Citrus is one of South Africa’s most important—and iconic—agricultural products, yet some feel that the sector has been punching under its weight in comparison with other types of produce, with production outstripping demand. This year things began to change when the Citrus Growers Association (CGA) joined forces with other international citrus associations to form the World Citrus Organisation (WCO)—a development that promises to take citrus production to a whole new level.

The WCO was officially launched on 4 February 2020, representing 70% of citrus growers worldwide. CGA CEO Justin Chadwick explains, “The WCO is intended as a representative body for all citrus producing countries. The idea is that we can share experiences, gather and publish credible information on area under citrus, production and exports, discuss common problems and promote the attributes of citrus products.”

In recognition of South Africa’s status as major citrus player, the CGA was elected alongside the Spanish Lemon and Grapefruit Interbranch Association, AILIMPO, as WCO co-chairperson two years. “The Citrus Growers Association of Southern Africa will represent Zimbabwe, Eswatini and South Africa on the WCO. At the moment the joint Chairmanship is Jose Antonio Garcia and myself. Spain is number one exporter in the world, South Africa number two. So the two countries decided we have the responsibility of uniting the world citrus producers behind a common goal – to promote our sector and to raise demand for citrus worldwide,” says Chadwick.

Elaborating on the CGA’s instrumental role in forming the new global association, Chadwick says, “CGA and AILIMPO have had a relationship for many years. We initiated discussions with Ailimpo a few years back. We had seen the creation of world bodies (World Apple and Pear Association, World Avocado Association, World Berry Association) and had seen what they were able to achieve as a united sector. The citrus sector did not have this— and we needed it.

Citrus production is growing around the world; we need to ensure that we have demand growing as well. We compete against these other products, and if consumers only hear and read about these other products we could lose market share.

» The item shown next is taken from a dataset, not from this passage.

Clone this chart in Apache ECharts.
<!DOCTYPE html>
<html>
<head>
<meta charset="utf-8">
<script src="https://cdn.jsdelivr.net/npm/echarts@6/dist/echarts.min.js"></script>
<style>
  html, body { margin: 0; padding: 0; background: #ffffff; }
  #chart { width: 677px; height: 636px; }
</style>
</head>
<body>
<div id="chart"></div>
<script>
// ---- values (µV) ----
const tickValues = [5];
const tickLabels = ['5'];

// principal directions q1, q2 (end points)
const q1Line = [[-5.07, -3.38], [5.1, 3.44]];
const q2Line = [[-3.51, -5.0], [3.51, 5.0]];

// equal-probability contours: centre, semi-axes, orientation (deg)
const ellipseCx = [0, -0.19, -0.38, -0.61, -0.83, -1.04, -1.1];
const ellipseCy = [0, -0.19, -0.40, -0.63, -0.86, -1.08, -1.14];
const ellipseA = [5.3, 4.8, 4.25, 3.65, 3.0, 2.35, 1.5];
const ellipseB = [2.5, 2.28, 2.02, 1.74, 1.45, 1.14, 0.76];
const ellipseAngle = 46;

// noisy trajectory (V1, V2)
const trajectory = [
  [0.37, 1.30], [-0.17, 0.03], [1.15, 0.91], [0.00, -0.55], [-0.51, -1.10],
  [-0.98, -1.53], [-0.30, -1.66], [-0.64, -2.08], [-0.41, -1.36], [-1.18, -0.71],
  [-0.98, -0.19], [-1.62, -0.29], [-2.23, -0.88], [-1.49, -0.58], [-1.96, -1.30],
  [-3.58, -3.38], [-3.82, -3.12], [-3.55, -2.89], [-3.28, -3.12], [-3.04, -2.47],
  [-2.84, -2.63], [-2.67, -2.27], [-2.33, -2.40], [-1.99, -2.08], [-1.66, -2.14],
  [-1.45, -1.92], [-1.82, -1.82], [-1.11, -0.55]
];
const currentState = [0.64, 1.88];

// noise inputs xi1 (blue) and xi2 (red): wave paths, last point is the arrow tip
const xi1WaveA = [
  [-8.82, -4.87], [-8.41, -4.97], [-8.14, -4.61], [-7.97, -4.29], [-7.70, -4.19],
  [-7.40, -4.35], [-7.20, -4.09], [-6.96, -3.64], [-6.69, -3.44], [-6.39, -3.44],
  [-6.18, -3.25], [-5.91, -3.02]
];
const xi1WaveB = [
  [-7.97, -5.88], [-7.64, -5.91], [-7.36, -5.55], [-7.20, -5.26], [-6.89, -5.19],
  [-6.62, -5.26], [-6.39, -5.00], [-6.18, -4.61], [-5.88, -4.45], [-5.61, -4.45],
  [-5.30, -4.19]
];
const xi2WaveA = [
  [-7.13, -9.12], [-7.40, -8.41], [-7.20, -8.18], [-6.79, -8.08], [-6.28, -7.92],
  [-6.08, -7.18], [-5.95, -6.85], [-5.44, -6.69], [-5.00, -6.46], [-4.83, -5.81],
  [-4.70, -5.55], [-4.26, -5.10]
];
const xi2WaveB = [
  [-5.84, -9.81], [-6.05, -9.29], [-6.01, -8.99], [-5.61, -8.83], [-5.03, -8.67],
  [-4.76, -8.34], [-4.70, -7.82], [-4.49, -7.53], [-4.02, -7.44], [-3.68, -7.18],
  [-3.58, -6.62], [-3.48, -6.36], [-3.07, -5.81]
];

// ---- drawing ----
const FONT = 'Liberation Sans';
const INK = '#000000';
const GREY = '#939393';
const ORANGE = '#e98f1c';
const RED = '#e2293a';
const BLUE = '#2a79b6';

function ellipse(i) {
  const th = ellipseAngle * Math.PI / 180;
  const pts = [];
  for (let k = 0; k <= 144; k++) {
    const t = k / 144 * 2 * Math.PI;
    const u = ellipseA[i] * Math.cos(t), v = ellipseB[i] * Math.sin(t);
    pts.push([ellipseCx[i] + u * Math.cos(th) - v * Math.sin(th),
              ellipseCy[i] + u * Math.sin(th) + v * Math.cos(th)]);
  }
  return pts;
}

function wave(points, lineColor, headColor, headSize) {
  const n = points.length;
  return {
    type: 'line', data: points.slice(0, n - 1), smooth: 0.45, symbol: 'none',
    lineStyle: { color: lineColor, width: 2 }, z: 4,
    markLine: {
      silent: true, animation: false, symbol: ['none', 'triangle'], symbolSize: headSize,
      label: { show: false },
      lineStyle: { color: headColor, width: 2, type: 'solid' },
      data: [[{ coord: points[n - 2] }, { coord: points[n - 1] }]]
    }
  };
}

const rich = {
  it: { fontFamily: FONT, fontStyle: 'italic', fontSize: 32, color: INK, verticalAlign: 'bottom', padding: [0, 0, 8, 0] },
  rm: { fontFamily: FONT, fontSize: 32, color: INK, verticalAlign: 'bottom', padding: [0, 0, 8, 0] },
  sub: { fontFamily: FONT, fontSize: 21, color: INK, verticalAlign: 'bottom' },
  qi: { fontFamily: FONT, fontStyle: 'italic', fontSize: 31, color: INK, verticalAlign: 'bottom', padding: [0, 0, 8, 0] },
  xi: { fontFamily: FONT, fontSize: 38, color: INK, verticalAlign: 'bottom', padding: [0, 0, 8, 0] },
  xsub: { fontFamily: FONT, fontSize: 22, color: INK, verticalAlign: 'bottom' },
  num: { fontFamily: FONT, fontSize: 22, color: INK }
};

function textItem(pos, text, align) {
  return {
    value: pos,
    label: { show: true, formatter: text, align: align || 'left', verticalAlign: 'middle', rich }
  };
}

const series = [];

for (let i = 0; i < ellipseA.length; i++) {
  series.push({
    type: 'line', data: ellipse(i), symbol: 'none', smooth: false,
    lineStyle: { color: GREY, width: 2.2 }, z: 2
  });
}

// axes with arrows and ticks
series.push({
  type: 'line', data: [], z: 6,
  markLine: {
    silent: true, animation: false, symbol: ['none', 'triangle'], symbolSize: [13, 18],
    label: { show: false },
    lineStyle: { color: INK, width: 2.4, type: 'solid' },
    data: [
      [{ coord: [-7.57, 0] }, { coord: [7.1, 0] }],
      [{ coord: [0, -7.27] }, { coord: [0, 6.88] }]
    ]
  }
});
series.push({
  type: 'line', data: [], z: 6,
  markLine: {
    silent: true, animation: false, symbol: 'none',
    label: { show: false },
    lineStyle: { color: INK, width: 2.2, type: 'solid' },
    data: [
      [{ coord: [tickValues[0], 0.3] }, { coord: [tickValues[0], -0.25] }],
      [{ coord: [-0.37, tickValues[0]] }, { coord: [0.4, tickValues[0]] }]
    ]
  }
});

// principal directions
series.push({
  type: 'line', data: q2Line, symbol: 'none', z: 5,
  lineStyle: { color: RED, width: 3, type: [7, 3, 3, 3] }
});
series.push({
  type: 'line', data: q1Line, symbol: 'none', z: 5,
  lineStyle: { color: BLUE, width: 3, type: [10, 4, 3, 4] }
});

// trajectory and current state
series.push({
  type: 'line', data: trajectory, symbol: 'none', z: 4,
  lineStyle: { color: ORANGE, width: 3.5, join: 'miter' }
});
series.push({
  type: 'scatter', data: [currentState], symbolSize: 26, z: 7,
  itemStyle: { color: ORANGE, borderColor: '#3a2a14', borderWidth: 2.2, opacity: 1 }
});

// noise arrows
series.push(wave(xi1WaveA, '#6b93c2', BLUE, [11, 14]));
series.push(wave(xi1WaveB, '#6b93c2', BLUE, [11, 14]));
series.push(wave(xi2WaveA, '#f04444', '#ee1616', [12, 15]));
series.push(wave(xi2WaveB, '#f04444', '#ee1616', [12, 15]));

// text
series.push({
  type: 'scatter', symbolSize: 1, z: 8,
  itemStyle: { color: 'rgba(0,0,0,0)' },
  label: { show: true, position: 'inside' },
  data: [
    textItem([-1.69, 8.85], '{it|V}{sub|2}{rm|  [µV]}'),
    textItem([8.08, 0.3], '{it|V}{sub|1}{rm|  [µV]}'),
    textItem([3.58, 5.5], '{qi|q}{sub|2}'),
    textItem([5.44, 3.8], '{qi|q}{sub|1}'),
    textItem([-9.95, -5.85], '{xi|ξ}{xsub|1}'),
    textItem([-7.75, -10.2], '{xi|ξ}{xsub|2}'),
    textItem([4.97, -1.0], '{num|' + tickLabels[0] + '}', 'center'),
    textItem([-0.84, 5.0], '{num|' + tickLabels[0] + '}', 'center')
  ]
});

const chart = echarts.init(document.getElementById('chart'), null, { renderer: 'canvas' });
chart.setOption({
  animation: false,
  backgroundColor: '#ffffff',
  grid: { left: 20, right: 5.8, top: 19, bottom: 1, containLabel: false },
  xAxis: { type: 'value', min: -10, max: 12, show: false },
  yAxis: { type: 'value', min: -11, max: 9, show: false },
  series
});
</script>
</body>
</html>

Co-chairmanship allows us to be instrumental in the form that the WCO takes, its activities and in encouraging others to join.”

No sooner was the WCO formed than it sprang into action. Chadwick comments,“We have collated, analysed and distributed the 2020 southern hemisphere forecast (in May); in October we will do the same for the northern hemisphere.

We have a video call arranged with all members in July in order to discuss activities going forward. In October we plan to have a virtual conference (it was planned to be a physical conference alongside the Fruit Attractions Trade Show in Madrid – but plans had to be changed).”

According to Chadwick, the key to boosting citrus sales is consumer awareness: “If one looks at growth over the past ten years, products such as avocado and berries have increased at a far greater rate than citrus. We plan to collate credible nutritional and health articles, studies and information so as to make consumers aware of the qualities of citrus.”

Outlining the benefits of membership, Chadwick explains, “There are two levels of membership—country membership for organisations that represent the citrus sector in that country, and associate membership for companies and stakeholders involved in the sector. The WCO will collate, analyse and distribute information to members. There will be annual meetings and conferences – members will have discounted registration fees. The networking across the global citrus industry will allow individuals and businesses to enhance their positions, learn from others and expand their businesses.”

The broader benefits to the agriculture sector include increasing opportunities for black growers. “Citrus is a technology- and capital-intensive agricultural sector. The CGA is addressing the black grower needs through the CGA Grower Development Company, which has assisted growers through extension, business management support, training and access to funding.. These growers will be encouraged (and sponsored) to attend WCO conferences and meetings so as to grow their knowledge and abilities, and their networks,” says Chadwick.

Already, the signs are emerging that citrus is once again coming into its own. “Driving around the industry it is noticeable that more citrus is being planted throughout the country. In particular there have been considerable developments in Burgersfort/Ohrigstad area (so much so that CGA created a new region). Hoedspruit, Boland (wine grapes replaced by citrus around Robertson), Eastern Cape (Sundays River, Gamtoos River and Fort Beaufort – Kat River). Most orchards have been established to soft citrus and lemons,” Chadwick concludes.